Legendary investor Mark Mobius, now the head of Mobius Capital Partners, has just put out a $10,000 price target for Bitcoin (BTC 0.83%). He's now convinced that Bitcoin will trade around its current level of $17,000 over the near term before plummeting as much as 40% in 2023. Bitcoin at $10,000 would bring the crypto back down to its October 2020 level, essentially wiping out all the Bitcoin wealth created in the past bull market.

Mobius, of course, is known as "the godfather of emerging markets" and is no stranger to risk. Over a 30-year career, he helped turn emerging markets into an asset class when he was at Franklin Templeton Investments, and he certainly knows what can happen in volatile, unproven, and unregulated markets. If Mobius is calling a $10,000 price target for Bitcoin, is it time to get out now before the bottom falls out?

Two reasons Bitcoin might hit $10,000

As Mobius sees it, there are several good reasons Bitcoin could sink as much as 40% next year to the $10,000 level. The first and most important reason, says Mobius, is inflation and the Federal Reserve's "printing machine." During the crypto boom, there was easy money, and people had plenty of money to speculate in crypto. But now that the Fed is tightening monetary policy and raising rates, this situation will disappear.

Gold coin with Bitcoin symbol on it.

Image source: Getty Images.

Secondly, Mobius notes that Bitcoin has continued to break through technical support levels, showing potential weakness. Each time Bitcoin breaks through one of these levels, it makes it much easier to fall to the next support level. Back in May, for example, when Bitcoin was trading at $28,000, Mobius suggested it would fall to $20,000. Now that Bitcoin has broken through the $20,000 support level, it is testing the $16,000 support level. From there, it's anyone's guess, but $10,000 seems most likely since that is the price Bitcoin fell to before a record bull market rally.

Emerging markets vs. crypto markets

Certainly, Mark Mobius makes some good points. But he is also viewing crypto markets via the prism of emerging markets. Back in the mid-1980s, Mobius literally oversaw the launch of the emerging markets asset class, and he has been actively involved with emerging markets ever since. From his vantage point, what is going on now with crypto must remind him a lot of what has happened to emerging markets over the past 40 years.
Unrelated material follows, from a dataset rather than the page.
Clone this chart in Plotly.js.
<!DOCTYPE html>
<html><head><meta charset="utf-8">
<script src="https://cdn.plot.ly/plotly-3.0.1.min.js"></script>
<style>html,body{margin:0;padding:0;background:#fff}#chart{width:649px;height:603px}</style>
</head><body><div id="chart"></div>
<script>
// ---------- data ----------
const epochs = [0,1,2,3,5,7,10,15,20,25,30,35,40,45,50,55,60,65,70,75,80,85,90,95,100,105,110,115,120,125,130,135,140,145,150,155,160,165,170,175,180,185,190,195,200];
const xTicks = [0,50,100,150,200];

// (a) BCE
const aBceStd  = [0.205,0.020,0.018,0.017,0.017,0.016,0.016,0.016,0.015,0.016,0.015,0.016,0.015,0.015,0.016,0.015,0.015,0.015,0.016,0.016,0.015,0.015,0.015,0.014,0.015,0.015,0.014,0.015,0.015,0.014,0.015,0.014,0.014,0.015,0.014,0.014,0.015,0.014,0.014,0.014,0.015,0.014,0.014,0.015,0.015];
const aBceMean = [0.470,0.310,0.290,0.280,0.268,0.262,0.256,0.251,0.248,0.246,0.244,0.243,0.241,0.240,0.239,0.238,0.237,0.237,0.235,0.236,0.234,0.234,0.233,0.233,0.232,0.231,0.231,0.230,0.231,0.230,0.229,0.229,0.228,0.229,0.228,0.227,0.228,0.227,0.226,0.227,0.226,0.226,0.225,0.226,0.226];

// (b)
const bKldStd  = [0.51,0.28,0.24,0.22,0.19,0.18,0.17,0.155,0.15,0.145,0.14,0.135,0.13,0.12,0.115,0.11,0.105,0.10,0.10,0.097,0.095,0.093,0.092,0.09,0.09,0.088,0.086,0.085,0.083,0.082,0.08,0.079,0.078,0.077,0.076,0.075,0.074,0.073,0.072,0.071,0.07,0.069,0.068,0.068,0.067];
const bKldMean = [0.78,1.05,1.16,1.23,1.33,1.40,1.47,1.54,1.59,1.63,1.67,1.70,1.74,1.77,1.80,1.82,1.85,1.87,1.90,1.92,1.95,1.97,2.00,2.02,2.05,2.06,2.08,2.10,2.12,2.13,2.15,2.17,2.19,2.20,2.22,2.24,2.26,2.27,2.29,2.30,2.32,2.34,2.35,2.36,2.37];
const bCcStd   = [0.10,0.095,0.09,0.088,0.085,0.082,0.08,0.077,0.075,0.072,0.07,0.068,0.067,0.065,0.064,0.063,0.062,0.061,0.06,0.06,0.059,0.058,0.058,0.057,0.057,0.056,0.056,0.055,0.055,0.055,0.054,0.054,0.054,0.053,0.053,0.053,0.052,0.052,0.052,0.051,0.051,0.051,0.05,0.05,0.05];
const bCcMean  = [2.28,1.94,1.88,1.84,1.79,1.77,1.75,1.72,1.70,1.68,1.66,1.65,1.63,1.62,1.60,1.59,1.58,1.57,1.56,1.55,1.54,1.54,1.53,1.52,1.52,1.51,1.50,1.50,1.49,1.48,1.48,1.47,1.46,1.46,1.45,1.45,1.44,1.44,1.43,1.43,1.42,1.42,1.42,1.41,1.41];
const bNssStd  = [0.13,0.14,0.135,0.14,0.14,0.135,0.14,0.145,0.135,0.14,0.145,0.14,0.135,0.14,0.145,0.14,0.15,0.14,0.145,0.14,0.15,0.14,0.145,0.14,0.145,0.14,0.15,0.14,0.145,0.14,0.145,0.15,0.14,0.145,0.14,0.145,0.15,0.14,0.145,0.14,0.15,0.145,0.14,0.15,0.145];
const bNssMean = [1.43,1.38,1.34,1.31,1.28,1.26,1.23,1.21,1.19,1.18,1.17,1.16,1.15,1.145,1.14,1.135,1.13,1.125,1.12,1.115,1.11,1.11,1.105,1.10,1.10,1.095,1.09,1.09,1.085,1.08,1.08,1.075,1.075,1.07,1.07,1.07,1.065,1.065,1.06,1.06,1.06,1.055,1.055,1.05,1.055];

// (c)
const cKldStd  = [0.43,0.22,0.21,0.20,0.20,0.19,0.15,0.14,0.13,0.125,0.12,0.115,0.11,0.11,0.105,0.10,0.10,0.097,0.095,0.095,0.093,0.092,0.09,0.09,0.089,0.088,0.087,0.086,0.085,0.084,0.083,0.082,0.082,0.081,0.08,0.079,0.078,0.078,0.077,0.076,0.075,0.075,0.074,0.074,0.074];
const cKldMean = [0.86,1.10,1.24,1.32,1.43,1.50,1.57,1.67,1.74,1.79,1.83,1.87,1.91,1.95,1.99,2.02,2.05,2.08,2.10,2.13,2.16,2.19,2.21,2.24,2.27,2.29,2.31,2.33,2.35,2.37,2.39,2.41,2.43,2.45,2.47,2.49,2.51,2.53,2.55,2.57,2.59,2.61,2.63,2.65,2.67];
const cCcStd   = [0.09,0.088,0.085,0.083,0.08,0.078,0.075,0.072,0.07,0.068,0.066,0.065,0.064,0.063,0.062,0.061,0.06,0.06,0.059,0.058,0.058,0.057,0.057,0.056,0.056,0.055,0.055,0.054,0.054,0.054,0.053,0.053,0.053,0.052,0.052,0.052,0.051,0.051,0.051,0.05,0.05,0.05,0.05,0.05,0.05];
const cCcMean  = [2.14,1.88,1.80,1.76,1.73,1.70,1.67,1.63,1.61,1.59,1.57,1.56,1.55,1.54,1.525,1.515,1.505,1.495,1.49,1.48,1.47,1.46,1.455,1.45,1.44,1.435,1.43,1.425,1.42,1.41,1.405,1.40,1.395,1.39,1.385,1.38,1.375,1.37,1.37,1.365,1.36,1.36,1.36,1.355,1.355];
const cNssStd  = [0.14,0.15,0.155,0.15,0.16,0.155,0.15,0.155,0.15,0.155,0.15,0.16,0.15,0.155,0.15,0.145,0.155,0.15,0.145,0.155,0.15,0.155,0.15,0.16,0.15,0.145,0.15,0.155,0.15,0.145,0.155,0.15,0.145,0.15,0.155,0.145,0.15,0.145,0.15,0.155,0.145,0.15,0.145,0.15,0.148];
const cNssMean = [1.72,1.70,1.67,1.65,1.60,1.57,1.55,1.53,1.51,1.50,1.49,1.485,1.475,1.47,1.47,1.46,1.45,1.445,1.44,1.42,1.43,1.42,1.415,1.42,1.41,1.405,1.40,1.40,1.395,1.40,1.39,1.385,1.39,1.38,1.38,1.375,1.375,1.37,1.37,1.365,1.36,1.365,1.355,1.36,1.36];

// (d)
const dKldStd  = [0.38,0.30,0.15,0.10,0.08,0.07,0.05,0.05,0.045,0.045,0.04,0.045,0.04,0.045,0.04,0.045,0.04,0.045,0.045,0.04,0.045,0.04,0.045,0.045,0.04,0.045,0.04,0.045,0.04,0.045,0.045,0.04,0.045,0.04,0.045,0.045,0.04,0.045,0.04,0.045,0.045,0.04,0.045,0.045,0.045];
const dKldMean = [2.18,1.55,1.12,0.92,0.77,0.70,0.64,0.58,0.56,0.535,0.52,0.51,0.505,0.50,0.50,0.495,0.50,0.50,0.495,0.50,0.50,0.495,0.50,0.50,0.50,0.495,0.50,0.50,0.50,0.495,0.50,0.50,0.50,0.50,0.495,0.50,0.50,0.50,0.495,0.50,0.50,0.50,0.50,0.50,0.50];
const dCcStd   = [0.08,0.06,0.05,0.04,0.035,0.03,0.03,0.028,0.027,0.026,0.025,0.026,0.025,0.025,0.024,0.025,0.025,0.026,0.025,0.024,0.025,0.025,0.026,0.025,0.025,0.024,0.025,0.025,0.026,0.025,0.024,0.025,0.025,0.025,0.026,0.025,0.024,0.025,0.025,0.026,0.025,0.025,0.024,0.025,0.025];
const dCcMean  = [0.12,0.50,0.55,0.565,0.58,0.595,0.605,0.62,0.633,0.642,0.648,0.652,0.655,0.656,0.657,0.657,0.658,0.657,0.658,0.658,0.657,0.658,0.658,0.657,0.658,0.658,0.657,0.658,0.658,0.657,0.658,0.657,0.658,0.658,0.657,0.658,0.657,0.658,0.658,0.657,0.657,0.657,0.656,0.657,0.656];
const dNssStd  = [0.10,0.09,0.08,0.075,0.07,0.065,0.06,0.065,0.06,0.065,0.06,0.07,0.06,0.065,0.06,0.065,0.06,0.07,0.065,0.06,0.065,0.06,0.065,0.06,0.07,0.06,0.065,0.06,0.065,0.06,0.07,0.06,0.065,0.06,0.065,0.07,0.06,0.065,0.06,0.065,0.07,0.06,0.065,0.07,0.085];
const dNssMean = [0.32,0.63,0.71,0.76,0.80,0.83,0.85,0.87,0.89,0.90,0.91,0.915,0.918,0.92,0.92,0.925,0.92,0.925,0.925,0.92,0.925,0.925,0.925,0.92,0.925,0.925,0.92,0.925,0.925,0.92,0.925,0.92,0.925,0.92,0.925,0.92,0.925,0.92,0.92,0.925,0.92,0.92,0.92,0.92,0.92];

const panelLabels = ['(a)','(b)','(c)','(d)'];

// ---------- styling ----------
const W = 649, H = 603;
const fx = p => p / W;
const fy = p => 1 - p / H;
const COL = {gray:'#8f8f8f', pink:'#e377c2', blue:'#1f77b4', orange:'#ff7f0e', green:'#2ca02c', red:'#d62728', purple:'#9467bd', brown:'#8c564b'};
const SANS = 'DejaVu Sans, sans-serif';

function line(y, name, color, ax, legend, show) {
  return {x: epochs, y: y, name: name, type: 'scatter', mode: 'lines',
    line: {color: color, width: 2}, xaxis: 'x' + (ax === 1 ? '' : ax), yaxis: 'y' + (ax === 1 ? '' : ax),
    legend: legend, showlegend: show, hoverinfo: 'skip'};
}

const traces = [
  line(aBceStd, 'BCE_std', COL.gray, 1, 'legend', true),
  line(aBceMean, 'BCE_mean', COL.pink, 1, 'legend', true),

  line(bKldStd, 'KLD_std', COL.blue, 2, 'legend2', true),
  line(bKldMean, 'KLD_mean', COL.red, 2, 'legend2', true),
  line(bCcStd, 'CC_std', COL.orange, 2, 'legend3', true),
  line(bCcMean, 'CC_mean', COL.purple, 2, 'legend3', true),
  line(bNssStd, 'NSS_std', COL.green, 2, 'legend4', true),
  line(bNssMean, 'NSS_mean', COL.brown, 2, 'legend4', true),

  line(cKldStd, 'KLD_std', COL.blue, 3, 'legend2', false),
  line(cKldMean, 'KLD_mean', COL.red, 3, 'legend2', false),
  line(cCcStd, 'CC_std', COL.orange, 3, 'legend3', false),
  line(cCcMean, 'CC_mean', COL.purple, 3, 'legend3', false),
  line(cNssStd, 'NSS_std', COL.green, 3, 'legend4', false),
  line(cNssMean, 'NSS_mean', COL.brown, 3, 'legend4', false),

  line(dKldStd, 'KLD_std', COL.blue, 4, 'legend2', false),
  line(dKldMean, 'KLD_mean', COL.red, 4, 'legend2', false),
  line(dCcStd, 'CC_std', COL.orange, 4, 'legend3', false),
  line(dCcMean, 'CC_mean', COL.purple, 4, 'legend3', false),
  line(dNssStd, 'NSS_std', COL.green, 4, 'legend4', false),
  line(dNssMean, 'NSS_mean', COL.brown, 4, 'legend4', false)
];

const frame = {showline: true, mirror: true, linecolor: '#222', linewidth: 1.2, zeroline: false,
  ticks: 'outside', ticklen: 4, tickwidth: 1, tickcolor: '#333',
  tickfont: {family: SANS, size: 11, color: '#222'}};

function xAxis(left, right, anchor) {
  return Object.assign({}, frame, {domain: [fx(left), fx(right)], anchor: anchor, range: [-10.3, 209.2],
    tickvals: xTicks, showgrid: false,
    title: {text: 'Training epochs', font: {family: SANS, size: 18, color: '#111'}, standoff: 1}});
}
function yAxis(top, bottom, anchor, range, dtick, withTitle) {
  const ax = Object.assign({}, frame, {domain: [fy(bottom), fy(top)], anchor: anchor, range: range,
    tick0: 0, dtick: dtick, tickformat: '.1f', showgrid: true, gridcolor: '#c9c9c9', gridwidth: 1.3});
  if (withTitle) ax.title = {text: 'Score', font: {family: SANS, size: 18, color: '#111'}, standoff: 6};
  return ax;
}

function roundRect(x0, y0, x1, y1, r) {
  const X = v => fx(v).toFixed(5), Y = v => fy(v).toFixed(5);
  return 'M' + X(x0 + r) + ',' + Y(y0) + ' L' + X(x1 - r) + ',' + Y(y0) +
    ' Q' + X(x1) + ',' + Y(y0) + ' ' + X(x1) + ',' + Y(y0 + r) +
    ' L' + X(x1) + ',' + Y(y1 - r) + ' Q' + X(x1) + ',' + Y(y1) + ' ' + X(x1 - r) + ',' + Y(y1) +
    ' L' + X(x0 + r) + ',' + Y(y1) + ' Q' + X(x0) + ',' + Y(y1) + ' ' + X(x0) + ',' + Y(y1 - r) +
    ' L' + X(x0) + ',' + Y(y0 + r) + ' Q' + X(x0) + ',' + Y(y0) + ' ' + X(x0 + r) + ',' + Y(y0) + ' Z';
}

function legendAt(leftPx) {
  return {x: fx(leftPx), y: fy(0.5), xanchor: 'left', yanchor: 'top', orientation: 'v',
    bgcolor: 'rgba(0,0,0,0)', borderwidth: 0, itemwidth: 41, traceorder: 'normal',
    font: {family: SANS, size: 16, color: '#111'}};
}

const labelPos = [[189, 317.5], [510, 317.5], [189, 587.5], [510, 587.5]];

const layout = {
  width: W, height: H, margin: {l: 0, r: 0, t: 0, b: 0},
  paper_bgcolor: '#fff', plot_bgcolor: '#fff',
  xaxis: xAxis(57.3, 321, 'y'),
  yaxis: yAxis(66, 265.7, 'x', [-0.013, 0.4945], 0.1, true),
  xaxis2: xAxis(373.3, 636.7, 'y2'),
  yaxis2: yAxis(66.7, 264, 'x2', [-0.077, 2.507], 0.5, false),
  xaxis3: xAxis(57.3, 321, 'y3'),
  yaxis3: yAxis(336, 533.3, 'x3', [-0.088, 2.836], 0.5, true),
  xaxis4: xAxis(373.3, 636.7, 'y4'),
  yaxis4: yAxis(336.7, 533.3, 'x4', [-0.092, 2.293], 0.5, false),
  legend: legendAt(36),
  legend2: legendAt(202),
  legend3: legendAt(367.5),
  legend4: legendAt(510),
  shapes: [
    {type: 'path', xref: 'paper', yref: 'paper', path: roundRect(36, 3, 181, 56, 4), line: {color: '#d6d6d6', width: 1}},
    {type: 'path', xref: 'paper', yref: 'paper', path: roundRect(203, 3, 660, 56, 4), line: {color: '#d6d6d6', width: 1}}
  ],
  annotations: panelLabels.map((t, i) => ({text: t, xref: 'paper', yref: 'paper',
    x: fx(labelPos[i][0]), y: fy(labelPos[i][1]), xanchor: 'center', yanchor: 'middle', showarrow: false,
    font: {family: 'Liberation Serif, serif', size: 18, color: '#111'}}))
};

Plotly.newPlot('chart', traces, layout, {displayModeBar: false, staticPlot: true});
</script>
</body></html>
Mobius has described how impossible it was, due to the risk perception, to get people to invest in non-Western markets initially. This was the pre-internet era, and getting capital into and out of developing markets was hard work. The companies in these countries had no concept of corporate governance and unsophisticated risk management controls in place. Executives were primarily focused on enriching the elite, without concern for shareholders. Add in massive political risk, and it meant that financial contagion could spread overnight.

Sound familiar? This sounds almost exactly like the situation in the crypto market currently. We're seeing how a lack of regulation in the market has led to some shady -- some might say criminal -- activity. We're seeing how fast contagion can spread when the fundamental pillars of risk management and corporate governance are not in place. And we are seeing how the get-rich-quick mentality of many crypto founders creates negative incentives for long-term growth.

But guess what? The emerging markets asset class ultimately turned out to be one of the greatest innovations on Wall Street. Over the past 40 years, we've seen how globalization has turned into one of the most powerful investment theses ever. We've seen how nations formerly scorned as "third-world" eventually became massive economic juggernauts. And we've seen living conditions rise in nations from Asia to Latin America.

Is Bitcoin a buy?

All of this makes me hopeful that crypto will eventually turn into that same type of asset class. It's what the Bitcoin visionaries have always predicted and what nations like El Salvador -- the first nation ever to make Bitcoin legal tender -- are trying to accomplish now. Yes, crypto needs more regulatory oversight. Yes, crypto needs someone auditing the books at places like FTX. But it's hard not to see the same promise for crypto that Mobius once saw in emerging markets. For that reason, I'm convinced that $10,000 would be the bottom for Bitcoin.

As even Mobius concedes, it's been a bit amazing just how well Bitcoin has held up after the FTX contagion. He's surprised it's still holding fast to the $17,000 level. Call me a naive optimist, but there's no way I'm selling Bitcoin now. Even if Bitcoin begins to fall to the $10,000 level, I'm buying the dip all the way down. If there's one crypto to buy and hold forever, it's Bitcoin.